Design a CVR model for RTB bidding
Company: Tradedesk
Role: Data Scientist
Category: Machine Learning
Difficulty: hard
Interview Round: Technical Screen
You are a data scientist at a Demand-Side Platform (DSP) participating in Real-Time Bidding (RTB). For each ad opportunity (impression), your system must quickly decide:
- whether to bid
- how much to bid
- which creative/ad to show
You are asked to design an ML approach to predict **conversion probability (CVR)** for a campaign (e.g., “Nike shoes”).
Data you may have (historical):
- Impressions table: `impression_id`, timestamp, user/device/context, publisher/app/site, geo, auction metadata, bid price, win/loss, etc.
- Clicks table: `impression_id`, click timestamp (optional, sparse)
- Conversions table: `impression_id` (or user-level attribution key), conversion timestamp/value (very sparse)
Tasks:
1) Clearly define the learning target: what does “predict conversion over impression” mean in this context? Choose an attribution window and label definition.
2) Propose a feature set that is realistic for RTB (available at bid time) and discuss leakage risks.
3) Choose a baseline model and a production candidate (e.g., Logistic Regression vs Gradient-Boosted Trees such as LightGBM). Explain tradeoffs.

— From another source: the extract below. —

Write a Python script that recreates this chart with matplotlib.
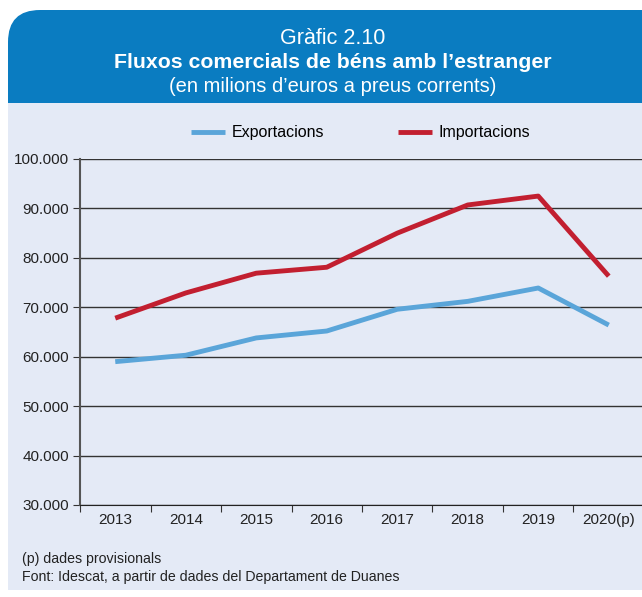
import matplotlib
matplotlib.use("Agg")
import matplotlib.pyplot as plt
from matplotlib.path import Path
from matplotlib.patches import PathPatch
from matplotlib.ticker import FuncFormatter

plt.rcParams['font.family'] = ['Liberation Sans', 'DejaVu Sans']

anys = ["2013", "2014", "2015", "2016", "2017", "2018", "2019", "2020(p)"]
exportacions = [59.0, 60.3, 63.8, 65.2, 69.6, 71.2, 73.9, 66.4]
importacions = [67.8, 72.9, 76.9, 78.1, 85.0, 90.7, 92.5, 76.3]

W, H = 642, 597
blau_cap = "#0A7CC1"
fons = "#E4EAF6"
blau = "#5AA5D9"
vermell = "#C21F30"

fig = plt.figure(figsize=(W / 100, H / 100), dpi=100, facecolor="white")


def px(x, y):
    return (x / W, 1 - y / H)


def panell(top, bottom, color, radi):
    # rectangle amb la cantonada superior esquerra arrodonida
    x0, x1 = 8, 660
    if radi:
        verts = [px(x0, bottom), px(x0, top + radi), px(x0, top), px(x0 + radi, top),
                 px(x1, top), px(x1, bottom), px(x0, bottom)]
        codes = [Path.MOVETO, Path.LINETO, Path.CURVE3, Path.CURVE3,
                 Path.LINETO, Path.LINETO, Path.CLOSEPOLY]
    else:
        verts = [px(x0, bottom), px(x0, top), px(x1, top), px(x1, bottom), px(x0, bottom)]
        codes = [Path.MOVETO, Path.LINETO, Path.LINETO, Path.LINETO, Path.CLOSEPOLY]
    fig.add_artist(PathPatch(Path(verts, codes), transform=fig.transFigure,
                             facecolor=color, edgecolor="none", zorder=0))


panell(103, 590, fons, 0)
panell(10, 103, blau_cap, 32)

fig.text(333 / W, 1 - 39 / H, "Gràfic 2.10", ha="center", va="center",
         color="white", fontsize=15.5)
fig.text(333 / W, 1 - 62 / H, "Fluxos comercials de béns amb l\u2019estranger",
         ha="center", va="center", color="white", fontsize=15.3, fontweight="bold")
fig.text(333 / W, 1 - 86 / H, "(en milions d\u2019euros a preus corrents)",
         ha="center", va="center", color="white", fontsize=14.5)

ax = fig.add_axes([80 / W, 1 - 505 / H, 564 / W, 346 / H])
ax.patch.set_alpha(0)

x = range(len(anys))
ax.plot(x, exportacions, color=blau, lw=3.5, solid_capstyle="butt", label="Exportacions")
ax.plot(x, importacions, color=vermell, lw=3.5, solid_capstyle="butt", label="Importacions")

ax.set_xlim(-0.5, len(anys) - 0.5)
ax.set_ylim(30, 100)
ax.set_yticks(range(30, 101, 10))
ax.yaxis.set_major_formatter(FuncFormatter(lambda v, p: f"{int(v)}.000"))
ax.grid(axis="y", color="#333333", lw=1)
ax.set_axisbelow(True)

ax.set_xticks([i - 0.5 for i in range(len(anys) + 1)])
ax.set_xticklabels([])
ax.set_xticks(list(x), minor=True)
ax.set_xticklabels(anys, minor=True)
ax.tick_params(axis="x", which="major", length=5, direction="out", color="#333333")
ax.tick_params(axis="x", which="minor", length=0, labelsize=11, pad=6, colors="#222222")
ax.tick_params(axis="y", length=5, color="#333333", labelsize=11, pad=3, labelcolor="#222222")

for s in ["top", "right"]:
    ax.spines[s].set_visible(False)
ax.spines["left"].set_color("#555555")
ax.spines["left"].set_linewidth(1.5)
ax.spines["bottom"].set_color("#222222")

ax.legend(loc="center", bbox_to_anchor=(361 / W, 1 - 133 / H),
          bbox_transform=fig.transFigure, ncol=2, frameon=False, fontsize=11.5,
          handlelength=2.1, columnspacing=4.6, handletextpad=0.45)

fig.text(22 / W, 1 - 559 / H, "(p) dades provisionals", fontsize=10.2, va="center", color="#222222")
fig.text(22 / W, 1 - 577 / H, "Font: Idescat, a partir de dades del Departament de Duanes",
         fontsize=10.2, va="center", color="#222222")

fig.savefig("out.png", dpi=100, facecolor="white")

4) Choose an appropriate loss function and justify it. Explain why you would use log loss / binary cross-entropy and why MSE or AUC are not appropriate as training losses.
5) Conversions are rare. Describe at least two ways to handle class imbalance (e.g., class weighting, negative downsampling) and how these choices affect probability calibration.
6) Define offline evaluation (metrics + validation scheme) for CVR prediction in a non-stationary ad-tech environment. Include why PR-AUC may be more informative than ROC-AUC.
Assume strict latency constraints at inference (tens of milliseconds) and that predicted probabilities will be used downstream for bidding decisions.
Quick Answer: This Machine Learning and ad-tech question evaluates a data scientist's ability to define and operationalize a conversion-rate (CVR) model for real-time bidding, testing competencies in label/attribution window definition, realistic bid-time feature engineering and leakage assessment, model selection and calibration under class imbalance, and consideration of inference latency. It is commonly asked because RTB requires accurate, well-calibrated, low-latency probability estimates that affect bidding outcomes, and it tests both conceptual understanding and practical application including loss-function rationale, rare-event evaluation choices (e.g., PR-AUC vs ROC-AUC), validation under non-stationarity, and production constraints.